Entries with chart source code
· · ·

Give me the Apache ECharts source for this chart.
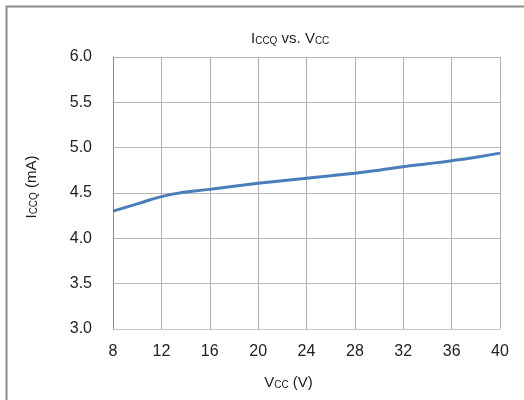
<!DOCTYPE html>
<html>
<head>
<meta charset="utf-8">
<script src="https://cdn.jsdelivr.net/npm/echarts@6/dist/echarts.min.js"></script>
<style>html,body{margin:0;padding:0;background:#fff;}#c{width:524px;height:400px;}</style>
</head>
<body>
<div id="c"></div>
<script>
const vcc = [8, 10, 12, 14, 16, 18, 20, 22, 24, 26, 28, 30, 32, 34, 36, 38, 40];
const iccq = [4.30, 4.38, 4.46, 4.51, 4.54, 4.575, 4.607, 4.636, 4.663, 4.69, 4.718, 4.752, 4.79, 4.822, 4.856, 4.895, 4.94];
const xTicks = { min: 8, max: 40, step: 4 };
const yTicks = { min: 3, max: 6, step: 0.5 };

const chart = echarts.init(document.getElementById('c'), null, { renderer: 'canvas' });
const font = 'Liberation Sans, Arial, sans-serif';
const rich = {
  m: { fontSize: 15, fontFamily: font, fontWeight: 'normal', color: '#222', verticalAlign: 'bottom', lineHeight: 18 },
  s: { fontSize: 10, fontFamily: font, fontWeight: 'normal', color: '#222', verticalAlign: 'bottom', lineHeight: 14 }
};
chart.setOption({
  animation: false,
  title: {
    text: '{m|I}{s|CCQ}{m| vs. V}{s|CC}',
    left: 246, top: 23,
    textStyle: { fontWeight: 'normal', rich: rich }
  },
  graphic: [{
    type: 'rect', shape: { x: 6.5, y: 6.5, width: 700, height: 700 },
    style: { fill: 'none', stroke: '#8c8c8c', lineWidth: 2 }, silent: true
  }],
  grid: { left: 113, right: 24, top: 57, bottom: 71 },
  xAxis: {
    type: 'value', min: xTicks.min, max: xTicks.max, interval: xTicks.step,
    name: '{m|V}{s|CC}{m| (V)}', nameLocation: 'middle', nameGap: 43,
    nameTextStyle: { rich: rich, padding: [0, 36, 0, 0] },
    axisLine: { lineStyle: { color: '#c8c8c8', width: 1 } },
    axisTick: { show: false },
    axisLabel: { color: '#222', fontSize: 16, fontFamily: font, margin: 15 },
    splitLine: { lineStyle: { color: '#b0b0b0', width: 1 } }
  },
  yAxis: {
    type: 'value', min: yTicks.min, max: yTicks.max, interval: yTicks.step,
    name: '{m|I}{s|CCQ}{m| (mA)}', nameLocation: 'middle', nameGap: 74, nameRotate: 90,
    nameTextStyle: { rich: rich, padding: [0, 0, 0, 12] },
    axisLine: { show: true, lineStyle: { color: '#888', width: 1 } },
    axisTick: { show: false },
    axisLabel: { color: '#222', fontSize: 16, fontFamily: font, margin: 21, formatter: v => v.toFixed(1) },
    splitLine: { lineStyle: { color: '#b8b8b8', width: 1 } }
  },
  series: [{
    type: 'line', data: vcc.map((x, i) => [x, iccq[i]]), smooth: true,
    showSymbol: false, lineStyle: { color: '#4a7ebb', width: 3 }
  }]
});
</script>
</body>
</html>
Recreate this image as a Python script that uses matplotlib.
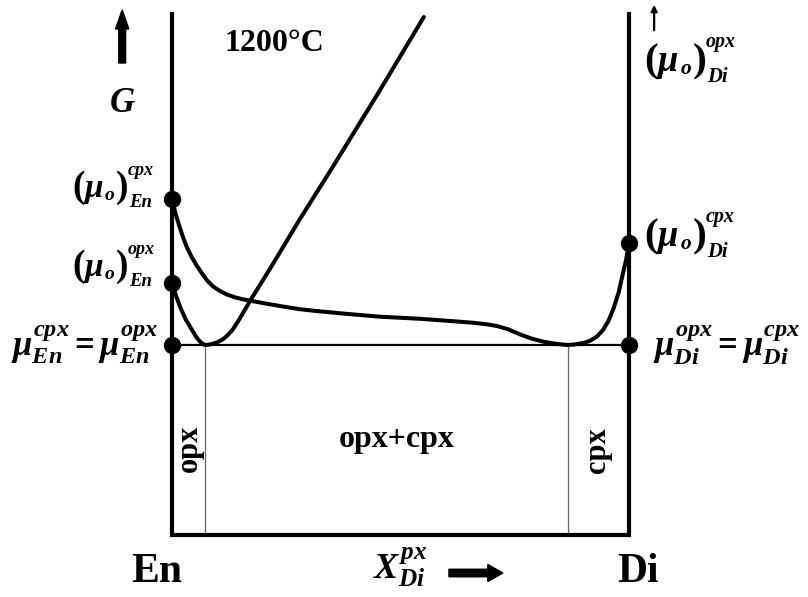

· · ·

● SET PROBLEM
Without the pictures, print the records in full, exactly as they appear.

● TASK OUTPUT
Give me the Apache ECharts source for this chart.
<!DOCTYPE html>
<html>
<head>
<meta charset="utf-8">
<script src="https://cdn.jsdelivr.net/npm/echarts@6/dist/echarts.min.js"></script>
<style>html,body{margin:0;padding:0;background:#fff;}#c{width:524px;height:400px;}</style>
</head>
<body>
<div id="c"></div>
<script>
const vcc = [8, 10, 12, 14, 16, 18, 20, 22, 24, 26, 28, 30, 32, 34, 36, 38, 40];
const iccq = [4.30, 4.38, 4.46, 4.51, 4.54, 4.575, 4.607, 4.636, 4.663, 4.69, 4.718, 4.752, 4.79, 4.822, 4.856, 4.895, 4.94];
const xTicks = { min: 8, max: 40, step: 4 };
const yTicks = { min: 3, max: 6, step: 0.5 };

const chart = echarts.init(document.getElementById('c'), null, { renderer: 'canvas' });
const font = 'Liberation Sans, Arial, sans-serif';
const rich = {
  m: { fontSize: 15, fontFamily: font, fontWeight: 'normal', color: '#222', verticalAlign: 'bottom', lineHeight: 18 },
  s: { fontSize: 10, fontFamily: font, fontWeight: 'normal', color: '#222', verticalAlign: 'bottom', lineHeight: 14 }
};
chart.setOption({
  animation: false,
  title: {
    text: '{m|I}{s|CCQ}{m| vs. V}{s|CC}',
    left: 246, top: 23,
    textStyle: { fontWeight: 'normal', rich: rich }
  },
  graphic: [{
    type: 'rect', shape: { x: 6.5, y: 6.5, width: 700, height: 700 },
    style: { fill: 'none', stroke: '#8c8c8c', lineWidth: 2 }, silent: true
  }],
  grid: { left: 113, right: 24, top: 57, bottom: 71 },
  xAxis: {
    type: 'value', min: xTicks.min, max: xTicks.max, interval: xTicks.step,
    name: '{m|V}{s|CC}{m| (V)}', nameLocation: 'middle', nameGap: 43,
    nameTextStyle: { rich: rich, padding: [0, 36, 0, 0] },
    axisLine: { lineStyle: { color: '#c8c8c8', width: 1 } },
    axisTick: { show: false },
    axisLabel: { color: '#222', fontSize: 16, fontFamily: font, margin: 15 },
    splitLine: { lineStyle: { color: '#b0b0b0', width: 1 } }
  },
  yAxis: {
    type: 'value', min: yTicks.min, max: yTicks.max, interval: yTicks.step,
    name: '{m|I}{s|CCQ}{m| (mA)}', nameLocation: 'middle', nameGap: 74, nameRotate: 90,
    nameTextStyle: { rich: rich, padding: [0, 0, 0, 12] },
    axisLine: { show: true, lineStyle: { color: '#888', width: 1 } },
    axisTick: { show: false },
    axisLabel: { color: '#222', fontSize: 16, fontFamily: font, margin: 21, formatter: v => v.toFixed(1) },
    splitLine: { lineStyle: { color: '#b8b8b8', width: 1 } }
  },
  series: [{
    type: 'line', data: vcc.map((x, i) => [x, iccq[i]]), smooth: true,
    showSymbol: false, lineStyle: { color: '#4a7ebb', width: 3 }
  }]
});
</script>
</body>
</html>
Recreate this image as a Python script that uses matplotlib.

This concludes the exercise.